Durante dos años, la policía se centró en una pregunta: ¿quién conocía tan bien esa mina? Revisaron los registros de propiedad y descubrieron que esa parcela estaba alquilada a largo plazo por un hombre de unos 60 años, un ermitaño que vivía en un rancho cercano y era conocido por su hostilidad hacia los intrusos. Con una orden de registro, los investigadores acudieron a su propiedad. En su taller, encontraron un manojo de llaves de viejos candados de minas y, más importante aún, un detallado esquema de los túneles internos, que mostraba no solo las entradas conocidas, sino también estrechos conductos de ventilación secretos. Uno de ellos salía a la superficie a casi dos kilómetros de la entrada principal. Era la vía de escape del asesino.

Confrontado con el mapa, el hombre confesó sin una pizca de remordimiento. Contó que ese día de 2011, oyó gritos y los encontró en el fondo del pozo, que él mismo había cubierto con tablas podridas. En su mente paranoica, no eran víctimas, sino “intrusos”. Sin decir una palabra, se fue, regresó a su rancho, recogió su equipo de soldadura, fue a la entrada lateral, la selló desde dentro y salió por el conducto secreto. Insistió en que no los mató, sino que simplemente estaba “protegiendo su propiedad” y “cerrando la puerta a los extraños”. El hecho de que, tras esa puerta, dos personas heridas murieran de hambre y sed en una agonía inimaginable, no parecía importarle.

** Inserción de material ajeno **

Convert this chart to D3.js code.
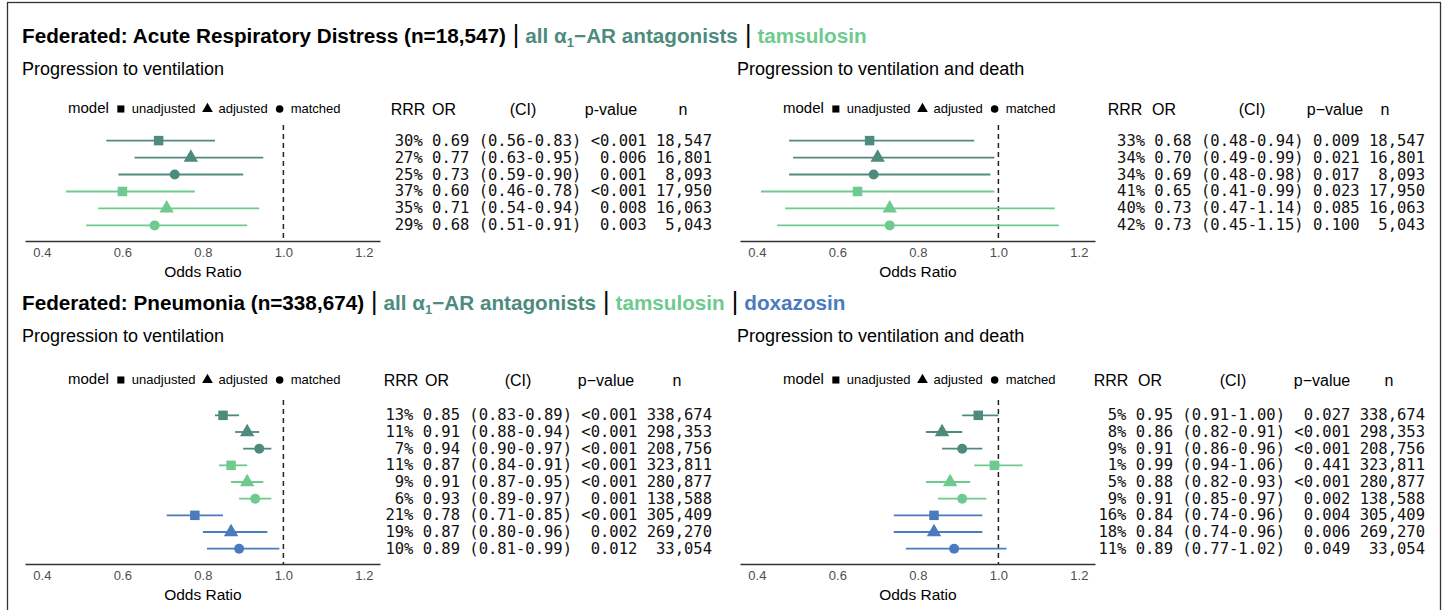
<!DOCTYPE html>
<html>
<head>
<meta charset="utf-8">
<script src="https://cdn.jsdelivr.net/npm/d3@7"></script>
<style>
  body { margin: 0; background: #fff; }
  text { font-family: "Liberation Sans", Arial, sans-serif; }
  .mono { font-family: "DejaVu Sans Mono", monospace; white-space: pre; }
</style>
</head>
<body>
<svg id="chart" width="1447" height="610"></svg>
<script>
// Data: each row is [RRR %, OR, CI low, CI high, p-value, n]
var groupNames = ["all α1-AR antagonists", "tamsulosin", "doxazosin"];
var modelNames = ["unadjusted", "adjusted", "matched"];
var tickValues = [0.4, 0.6, 0.8, 1.0, 1.2];

var ardsVent = [
  [30, 0.69, 0.56, 0.83, "<0.001", "18,547"],
  [27, 0.77, 0.63, 0.95, "0.006", "16,801"],
  [25, 0.73, 0.59, 0.90, "0.001", "8,093"],
  [37, 0.60, 0.46, 0.78, "<0.001", "17,950"],
  [35, 0.71, 0.54, 0.94, "0.008", "16,063"],
  [29, 0.68, 0.51, 0.91, "0.003", "5,043"]
];
var ardsVentDeath = [
  [33, 0.68, 0.48, 0.94, "0.009", "18,547"],
  [34, 0.70, 0.49, 0.99, "0.021", "16,801"],
  [34, 0.69, 0.48, 0.98, "0.017", "8,093"],
  [41, 0.65, 0.41, 0.99, "0.023", "17,950"],
  [40, 0.73, 0.47, 1.14, "0.085", "16,063"],
  [42, 0.73, 0.45, 1.15, "0.100", "5,043"]
];
var pneuVent = [
  [13, 0.85, 0.83, 0.89, "<0.001", "338,674"],
  [11, 0.91, 0.88, 0.94, "<0.001", "298,353"],
  [7, 0.94, 0.90, 0.97, "<0.001", "208,756"],
  [11, 0.87, 0.84, 0.91, "<0.001", "323,811"],
  [9, 0.91, 0.87, 0.95, "<0.001", "280,877"],
  [6, 0.93, 0.89, 0.97, "0.001", "138,588"],
  [21, 0.78, 0.71, 0.85, "<0.001", "305,409"],
  [19, 0.87, 0.80, 0.96, "0.002", "269,270"],
  [10, 0.89, 0.81, 0.99, "0.012", "33,054"]
];
var pneuVentDeath = [
  [5, 0.95, 0.91, 1.00, "0.027", "338,674"],
  [8, 0.86, 0.82, 0.91, "<0.001", "298,353"],
  [9, 0.91, 0.86, 0.96, "<0.001", "208,756"],
  [1, 0.99, 0.94, 1.06, "0.441", "323,811"],
  [5, 0.88, 0.82, 0.93, "<0.001", "280,877"],
  [9, 0.91, 0.85, 0.97, "0.002", "138,588"],
  [16, 0.84, 0.74, 0.96, "0.004", "305,409"],
  [18, 0.84, 0.74, 0.96, "0.006", "269,270"],
  [11, 0.89, 0.77, 1.02, "0.049", "33,054"]
];

var groupColors = ["#4e8b7e", "#6fca8f", "#4a7bbf"];
var shapes = [d3.symbolSquare, d3.symbolTriangle, d3.symbolCircle];
var shapeSize = [90, 90, 78];

var svg = d3.select("svg#chart");
svg.append("rect").attr("width", 1447).attr("height", 610).attr("fill", "#fff");
// outer frame
svg.append("rect").attr("x", 7.5).attr("y", 2.5).attr("width", 1433).attr("height", 620)
  .attr("fill", "none").attr("stroke", "#333").attr("stroke-width", 1.3);

// Titles
function title(y, parts) {
  var t = svg.append("text").attr("x", 22).attr("y", y).attr("font-size", 20.7).attr("font-weight", "bold");
  t.append("tspan").attr("fill", "#000").text(parts[0]);
  for (var g = 0; g < parts.length - 1; g++) {
    t.append("tspan").attr("dx", 7).attr("font-weight", "normal").attr("font-size", 25).attr("fill", "#000").text("|");
    var name = groupNames[g];
    if (name.indexOf("α1") >= 0) {
      var a = name.split("α1");
      t.append("tspan").attr("dx", 6).attr("fill", groupColors[g]).text(a[0] + "α");
      t.append("tspan").attr("dy", 4).attr("font-size", 13).attr("fill", groupColors[g]).text("1");
      t.append("tspan").attr("dy", -4).attr("fill", groupColors[g]).text(a[1].replace("-", "−"));
    } else {
      t.append("tspan").attr("dx", 6).attr("fill", groupColors[g]).text(name);
    }
  }
}
title(43, ["Federated: Acute Respiratory Distress (n=18,547)", 1, 1]);
title(310, ["Federated: Pneumonia (n=338,674)", 1, 1, 1]);

var panels = [
  {rows: ardsVent, ox: 0, sub: "Progression to ventilation", subY: 75, legY: 108, top: 125, axisY: 241,
   tableRight: 712, heads: [408, 444, 523, 611, 683], dash: "-"},
  {rows: ardsVentDeath, ox: 715, sub: "Progression to ventilation and death", subY: 75, legY: 108, top: 125, axisY: 241,
   tableRight: 1425, heads: [1125, 1164, 1252, 1335, 1385], dash: "−"},
  {rows: pneuVent, ox: 0, sub: "Progression to ventilation", subY: 342, legY: 379, top: 400, axisY: 564,
   tableRight: 712, heads: [401, 437, 518, 606, 677], dash: "−"},
  {rows: pneuVentDeath, ox: 715, sub: "Progression to ventilation and death", subY: 342, legY: 379, top: 400, axisY: 564,
   tableRight: 1425, heads: [1111, 1150, 1233, 1322, 1389], dash: "−"}
];

panels.forEach(function(p) {
  var g = svg.append("g");
  var x = d3.scaleLinear().domain([0.358, 1.24]).range([25 + p.ox, 380 + p.ox]);
  var y = d3.scalePoint().domain(d3.range(p.rows.length)).range([p.top, p.axisY]).padding(0.92);

  g.append("text").attr("x", 22 + p.ox).attr("y", p.subY).attr("font-size", 18).text(p.sub);

  // legend
  var cx = 68 + p.ox;
  var lt = g.append("text").attr("x", cx).attr("y", p.legY + 5).attr("font-size", 15).text("model");
  cx += lt.node().getComputedTextLength() + 7;
  modelNames.forEach(function(m, i) {
    g.append("path").attr("d", d3.symbol().type(shapes[i]).size(i == 2 ? 45 : 50)())
      .attr("transform", "translate(" + (cx + 5) + "," + (p.legY + 1) + ")").attr("fill", "#000");
    var tt = g.append("text").attr("x", cx + 16).attr("y", p.legY + 5).attr("font-size", 13).text(m);
    cx += 16 + tt.node().getComputedTextLength() + 7;
  });

  // reference line
  g.append("line").attr("x1", x(1)).attr("x2", x(1)).attr("y1", p.top).attr("y2", p.axisY)
    .attr("stroke", "#222").attr("stroke-width", 1.5).attr("stroke-dasharray", "5,4");

  // axis
  var ax = g.append("g").attr("transform", "translate(0," + p.axisY + ")")
    .call(d3.axisBottom(x).tickValues(tickValues).tickFormat(d3.format(".1f")).tickSize(0).tickPadding(7));
  ax.select(".domain").attr("stroke", "#333").attr("stroke-width", 1.7);
  ax.selectAll("text").attr("font-size", 13).attr("fill", "#4d4d4d").attr("font-family", "Liberation Sans, Arial, sans-serif");
  g.append("text").attr("x", x(0.8)).attr("y", p.axisY + 36).attr("text-anchor", "middle")
    .attr("font-size", 15.5).text("Odds Ratio");

  // CI lines and points
  g.selectAll("line.ci").data(p.rows).enter().append("line").attr("class", "ci")
    .attr("x1", function(d) { return x(d[2]); }).attr("x2", function(d) { return x(d[3]); })
    .attr("y1", function(d, i) { return y(i); }).attr("y2", function(d, i) { return y(i); })
    .attr("stroke", function(d, i) { return groupColors[Math.floor(i / 3)]; }).attr("stroke-width", 1.8);
  g.selectAll("path.pt").data(p.rows).enter().append("path").attr("class", "pt")
    .attr("d", function(d, i) { return d3.symbol().type(shapes[i % 3]).size(shapeSize[i % 3])(); })
    .attr("transform", function(d, i) { return "translate(" + x(d[1]) + "," + y(i) + ")"; })
    .attr("fill", function(d, i) { return groupColors[Math.floor(i / 3)]; });

  // table
  var heads = ["RRR", "OR", "(CI)", "p" + p.dash + "value", "n"];
  heads.forEach(function(h, i) {
    g.append("text").attr("x", p.heads[i]).attr("y", p.legY + 7).attr("text-anchor", "middle")
      .attr("font-size", 16).text(h);
  });
  var pw = d3.max(p.rows, function(d) { return d[4].length; });
  var nw = d3.max(p.rows, function(d) { return d[5].length; });
  g.selectAll("text.row").data(p.rows).enter().append("text").attr("class", "row mono")
    .attr("x", p.tableRight).attr("y", function(d, i) { return y(i) + 5; })
    .attr("text-anchor", "end").attr("font-size", 15.5).attr("fill", "#111")
    .text(function(d) {
      return (d[0] + "%").padStart(3) + " " + d[1].toFixed(2) + " (" + d[2].toFixed(2) + "-" + d[3].toFixed(2) + ") "
        + d[4].padStart(pw) + " " + d[5].padStart(nw);
    });
});
</script>
</body>
</html>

El juicio fue rápido. Fue condenado por abandono intencionado en situación de peligro con resultado de muerte y sentenciado a 18 años de prisión. El misterio de casi diez años se había resuelto. Detrás de todo no había fuerzas sobrenaturales, sino un hombre cuyo odio paranoico hacia los extraños superó cualquier atisbo de compasión humana. La historia de Sara y Andrew terminó, no cuando desaparecieron, sino cuando la justicia finalmente nombró al monstruo que los dejó morir en la fría y eterna oscuridad de una tumba de piedra.